— Job —
Transcribe the material word for word, but without the images.

Start Items

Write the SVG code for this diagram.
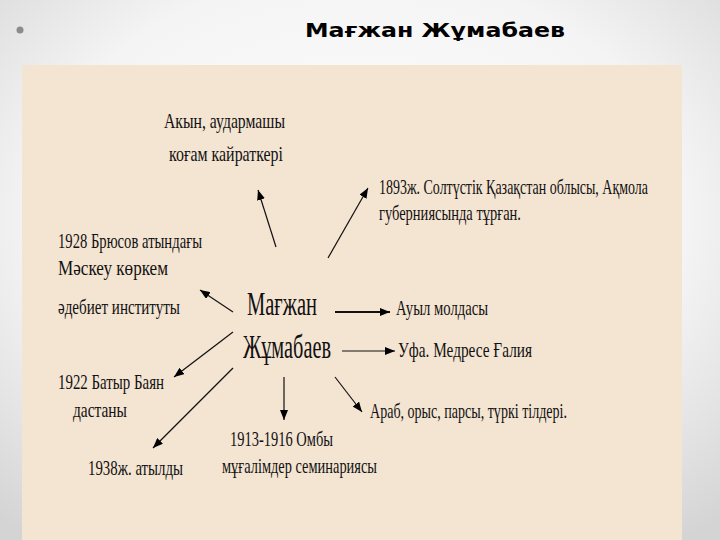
<svg xmlns="http://www.w3.org/2000/svg" width="720" height="540" viewBox="0 0 720 540">
<defs>
<radialGradient id="bg" cx="50%" cy="40%" r="75%">
<stop offset="0" stop-color="#ffffff"/>
<stop offset="0.6" stop-color="#f4f4f4"/>
<stop offset="1" stop-color="#d4d4d4"/>
</radialGradient>
<marker id="ah" viewBox="0 0 10 8" refX="10" refY="4" markerWidth="10" markerHeight="8" markerUnits="userSpaceOnUse" orient="auto">
<path d="M0,0 L10,4 L0,8 z" fill="#000"/>
</marker>
<style>
.t{font-family:"Liberation Serif","DejaVu Serif","Times New Roman",serif;font-size:21px;fill:#111}
.c{font-family:"Liberation Serif","DejaVu Serif","Times New Roman",serif;font-size:34px;fill:#111}
.l{stroke:#111;stroke-width:1.2;fill:none;marker-end:url(#ah)}
.h{stroke:#111;stroke-width:2;fill:none;marker-end:url(#ah)}
</style>
</defs>
<rect width="720" height="540" fill="url(#bg)"/>
<circle cx="20" cy="30" r="3.5" fill="#8c8c8c"/>
<text x="305" y="37" font-family="DejaVu Sans, sans-serif" font-weight="bold" font-size="20" textLength="260" lengthAdjust="spacingAndGlyphs" fill="#000">Мағжан Жұмабаев</text>
<rect x="22" y="65" width="660" height="475" fill="#f4e4d2"/>
<g id="connectors">
<line class="l" x1="276" y1="247" x2="258" y2="190"/>
<line class="l" x1="328" y1="258" x2="368" y2="188"/>
<line class="l" x1="233" y1="312" x2="200" y2="290"/>
<line class="l" x1="233" y1="332" x2="174" y2="377"/>
<line class="l" x1="233" y1="368" x2="153" y2="448"/>
<line class="l" x1="284" y1="377" x2="284" y2="420"/>
<line class="l" x1="335" y1="377" x2="362" y2="412"/>
<line class="h" x1="335" y1="312" x2="390" y2="312"/>
<line class="l" x1="342" y1="351" x2="395" y2="351"/>
</g>
<g id="center">
<text class="c" x="247" y="315" textLength="70" lengthAdjust="spacingAndGlyphs">Мағжан</text>
<text class="c" x="243" y="358" textLength="88" lengthAdjust="spacingAndGlyphs">Жұмабаев</text>
</g>
<g id="akyn">
<text class="t" x="164" y="128" textLength="121" lengthAdjust="spacingAndGlyphs">Акын, аудармашы</text>
<text class="t" x="169" y="161" textLength="114" lengthAdjust="spacingAndGlyphs">коғам кайраткері</text>
</g>
<g id="born">
<text class="t" x="379" y="194" textLength="269" lengthAdjust="spacingAndGlyphs">1893ж. Солтүстік Қазақстан облысы, Ақмола</text>
<text class="t" x="379" y="220" textLength="142" lengthAdjust="spacingAndGlyphs">губерниясында тұрған.</text>
</g>
<g id="moscow">
<text class="t" x="58" y="248" textLength="144" lengthAdjust="spacingAndGlyphs">1928 Брюсов атындағы</text>
<text class="t" x="58" y="275" textLength="110" lengthAdjust="spacingAndGlyphs">Мәскеу көркем</text>
<text class="t" x="58" y="314" textLength="122" lengthAdjust="spacingAndGlyphs">әдебиет институты</text>
</g>
<g id="auyl">
<text class="t" x="396" y="315" textLength="92" lengthAdjust="spacingAndGlyphs">Ауыл молдасы</text>
</g>
<g id="ufa">
<text class="t" x="398" y="357" textLength="134" lengthAdjust="spacingAndGlyphs">Уфа. Медресе Ғалия</text>
</g>
<g id="langs">
<text class="t" x="370" y="418" textLength="197" lengthAdjust="spacingAndGlyphs">Араб, орыс, парсы, түркі тілдері.</text>
</g>
<g id="batyr">
<text class="t" x="58" y="389" textLength="106" lengthAdjust="spacingAndGlyphs">1922 Батыр Баян</text>
<text class="t" x="73" y="417" textLength="54" lengthAdjust="spacingAndGlyphs">дастаны</text>
</g>
<g id="omby">
<text class="t" x="230" y="446" textLength="103" lengthAdjust="spacingAndGlyphs">1913-1916 Омбы</text>
<text class="t" x="222" y="473" textLength="155" lengthAdjust="spacingAndGlyphs">мұғалімдер семинариясы</text>
</g>
<g id="shot">
<text class="t" x="88" y="475" textLength="95" lengthAdjust="spacingAndGlyphs">1938ж. атылды</text>
</g>
</svg>
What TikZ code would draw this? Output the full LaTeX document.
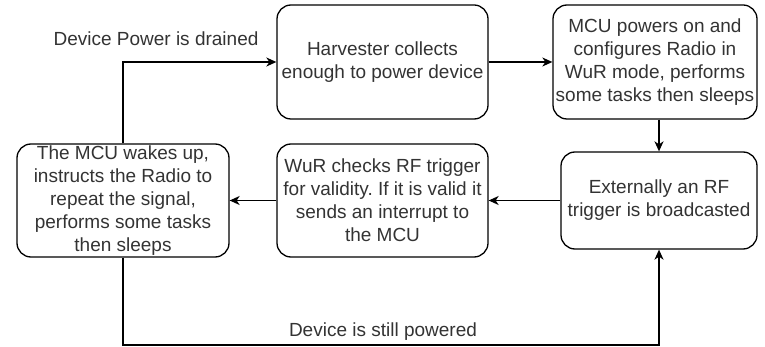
\documentclass[tikz,border=0pt]{standalone}
\usepackage{fontspec}
\setmainfont{Liberation Sans}
\usetikzlibrary{arrows.meta}
\frenchspacing
\begin{document}
\begin{tikzpicture}[x=1pt,y=-1pt,
 box/.style={draw, rounded corners=14pt, line width=1.3pt, align=center, font=\fontsize{19}{23}\selectfont\frenchspacing, text=black!80, inner sep=0pt},
 conn/.style={line width=1.3pt, -{Stealth[length=10pt,width=9pt,inset=3pt]}},
 lbl/.style={font=\fontsize{19}{23}\selectfont, text=black!80, inner sep=1pt}]
\useasboundingbox (0,0) rectangle (765,347);
\node[box, minimum width=211pt, minimum height=114pt] (harv) at (382.5,62) {Harvester collects\\enough to power device};
\node[box, minimum width=204pt, minimum height=114pt] (mcu) at (655,62) {MCU powers on and\\configures Radio in\\WuR mode, performs\\some tasks then sleeps};
\node[box, minimum width=196pt, minimum height=97pt] (ext) at (659,200.5) {Externally an RF\\trigger is broadcasted};
\node[box, minimum width=211pt, minimum height=113pt] (wur) at (382.5,200.5) {WuR checks RF trigger\\for validity. If it is valid it\\sends an interrupt to\\the MCU};
\node[box, minimum width=212pt, minimum height=113pt] (wake) at (123,200.5) {The MCU wakes up,\\instructs the Radio to\\repeat the signal,\\performs some tasks\\then sleeps};
\coordinate (bot) at (0,345);
\draw[conn] (mcu.south -| ext.north) -- (ext.north);
\draw[conn] (harv.east) -- (mcu.west);
\draw[conn] (ext.west) -- (wur.east);
\draw[conn] (wur.west) -- (wake.east);
\draw[conn] (wake.north) |- (harv.west);
\draw[conn] (wake.south) -- (wake.south |- bot) -| (ext.south);
\node[lbl] (l1) at (156,39) {Device Power is drained};
\node[lbl] (l2) at (383,332) {Device is still powered};
\end{tikzpicture}
\end{document}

End Items

— Output below —
Write the SVG code for this diagram.
<svg xmlns="http://www.w3.org/2000/svg" width="720" height="540" viewBox="0 0 720 540">
<defs>
<radialGradient id="bg" cx="50%" cy="40%" r="75%">
<stop offset="0" stop-color="#ffffff"/>
<stop offset="0.6" stop-color="#f4f4f4"/>
<stop offset="1" stop-color="#d4d4d4"/>
</radialGradient>
<marker id="ah" viewBox="0 0 10 8" refX="10" refY="4" markerWidth="10" markerHeight="8" markerUnits="userSpaceOnUse" orient="auto">
<path d="M0,0 L10,4 L0,8 z" fill="#000"/>
</marker>
<style>
.t{font-family:"Liberation Serif","DejaVu Serif","Times New Roman",serif;font-size:21px;fill:#111}
.c{font-family:"Liberation Serif","DejaVu Serif","Times New Roman",serif;font-size:34px;fill:#111}
.l{stroke:#111;stroke-width:1.2;fill:none;marker-end:url(#ah)}
.h{stroke:#111;stroke-width:2;fill:none;marker-end:url(#ah)}
</style>
</defs>
<rect width="720" height="540" fill="url(#bg)"/>
<circle cx="20" cy="30" r="3.5" fill="#8c8c8c"/>
<text x="305" y="37" font-family="DejaVu Sans, sans-serif" font-weight="bold" font-size="20" textLength="260" lengthAdjust="spacingAndGlyphs" fill="#000">Мағжан Жұмабаев</text>
<rect x="22" y="65" width="660" height="475" fill="#f4e4d2"/>
<g id="connectors">
<line class="l" x1="276" y1="247" x2="258" y2="190"/>
<line class="l" x1="328" y1="258" x2="368" y2="188"/>
<line class="l" x1="233" y1="312" x2="200" y2="290"/>
<line class="l" x1="233" y1="332" x2="174" y2="377"/>
<line class="l" x1="233" y1="368" x2="153" y2="448"/>
<line class="l" x1="284" y1="377" x2="284" y2="420"/>
<line class="l" x1="335" y1="377" x2="362" y2="412"/>
<line class="h" x1="335" y1="312" x2="390" y2="312"/>
<line class="l" x1="342" y1="351" x2="395" y2="351"/>
</g>
<g id="center">
<text class="c" x="247" y="315" textLength="70" lengthAdjust="spacingAndGlyphs">Мағжан</text>
<text class="c" x="243" y="358" textLength="88" lengthAdjust="spacingAndGlyphs">Жұмабаев</text>
</g>
<g id="akyn">
<text class="t" x="164" y="128" textLength="121" lengthAdjust="spacingAndGlyphs">Акын, аудармашы</text>
<text class="t" x="169" y="161" textLength="114" lengthAdjust="spacingAndGlyphs">коғам кайраткері</text>
</g>
<g id="born">
<text class="t" x="379" y="194" textLength="269" lengthAdjust="spacingAndGlyphs">1893ж. Солтүстік Қазақстан облысы, Ақмола</text>
<text class="t" x="379" y="220" textLength="142" lengthAdjust="spacingAndGlyphs">губерниясында тұрған.</text>
</g>
<g id="moscow">
<text class="t" x="58" y="248" textLength="144" lengthAdjust="spacingAndGlyphs">1928 Брюсов атындағы</text>
<text class="t" x="58" y="275" textLength="110" lengthAdjust="spacingAndGlyphs">Мәскеу көркем</text>
<text class="t" x="58" y="314" textLength="122" lengthAdjust="spacingAndGlyphs">әдебиет институты</text>
</g>
<g id="auyl">
<text class="t" x="396" y="315" textLength="92" lengthAdjust="spacingAndGlyphs">Ауыл молдасы</text>
</g>
<g id="ufa">
<text class="t" x="398" y="357" textLength="134" lengthAdjust="spacingAndGlyphs">Уфа. Медресе Ғалия</text>
</g>
<g id="langs">
<text class="t" x="370" y="418" textLength="197" lengthAdjust="spacingAndGlyphs">Араб, орыс, парсы, түркі тілдері.</text>
</g>
<g id="batyr">
<text class="t" x="58" y="389" textLength="106" lengthAdjust="spacingAndGlyphs">1922 Батыр Баян</text>
<text class="t" x="73" y="417" textLength="54" lengthAdjust="spacingAndGlyphs">дастаны</text>
</g>
<g id="omby">
<text class="t" x="230" y="446" textLength="103" lengthAdjust="spacingAndGlyphs">1913-1916 Омбы</text>
<text class="t" x="222" y="473" textLength="155" lengthAdjust="spacingAndGlyphs">мұғалімдер семинариясы</text>
</g>
<g id="shot">
<text class="t" x="88" y="475" textLength="95" lengthAdjust="spacingAndGlyphs">1938ж. атылды</text>
</g>
</svg>
What TikZ code would draw this? Output the full LaTeX document.
\documentclass[tikz,border=0pt]{standalone}
\usepackage{fontspec}
\setmainfont{Liberation Sans}
\usetikzlibrary{arrows.meta}
\frenchspacing
\begin{document}
\begin{tikzpicture}[x=1pt,y=-1pt,
 box/.style={draw, rounded corners=14pt, line width=1.3pt, align=center, font=\fontsize{19}{23}\selectfont\frenchspacing, text=black!80, inner sep=0pt},
 conn/.style={line width=1.3pt, -{Stealth[length=10pt,width=9pt,inset=3pt]}},
 lbl/.style={font=\fontsize{19}{23}\selectfont, text=black!80, inner sep=1pt}]
\useasboundingbox (0,0) rectangle (765,347);
\node[box, minimum width=211pt, minimum height=114pt] (harv) at (382.5,62) {Harvester collects\\enough to power device};
\node[box, minimum width=204pt, minimum height=114pt] (mcu) at (655,62) {MCU powers on and\\configures Radio in\\WuR mode, performs\\some tasks then sleeps};
\node[box, minimum width=196pt, minimum height=97pt] (ext) at (659,200.5) {Externally an RF\\trigger is broadcasted};
\node[box, minimum width=211pt, minimum height=113pt] (wur) at (382.5,200.5) {WuR checks RF trigger\\for validity. If it is valid it\\sends an interrupt to\\the MCU};
\node[box, minimum width=212pt, minimum height=113pt] (wake) at (123,200.5) {The MCU wakes up,\\instructs the Radio to\\repeat the signal,\\performs some tasks\\then sleeps};
\coordinate (bot) at (0,345);
\draw[conn] (mcu.south -| ext.north) -- (ext.north);
\draw[conn] (harv.east) -- (mcu.west);
\draw[conn] (ext.west) -- (wur.east);
\draw[conn] (wur.west) -- (wake.east);
\draw[conn] (wake.north) |- (harv.west);
\draw[conn] (wake.south) -- (wake.south |- bot) -| (ext.south);
\node[lbl] (l1) at (156,39) {Device Power is drained};
\node[lbl] (l2) at (383,332) {Device is still powered};
\end{tikzpicture}
\end{document}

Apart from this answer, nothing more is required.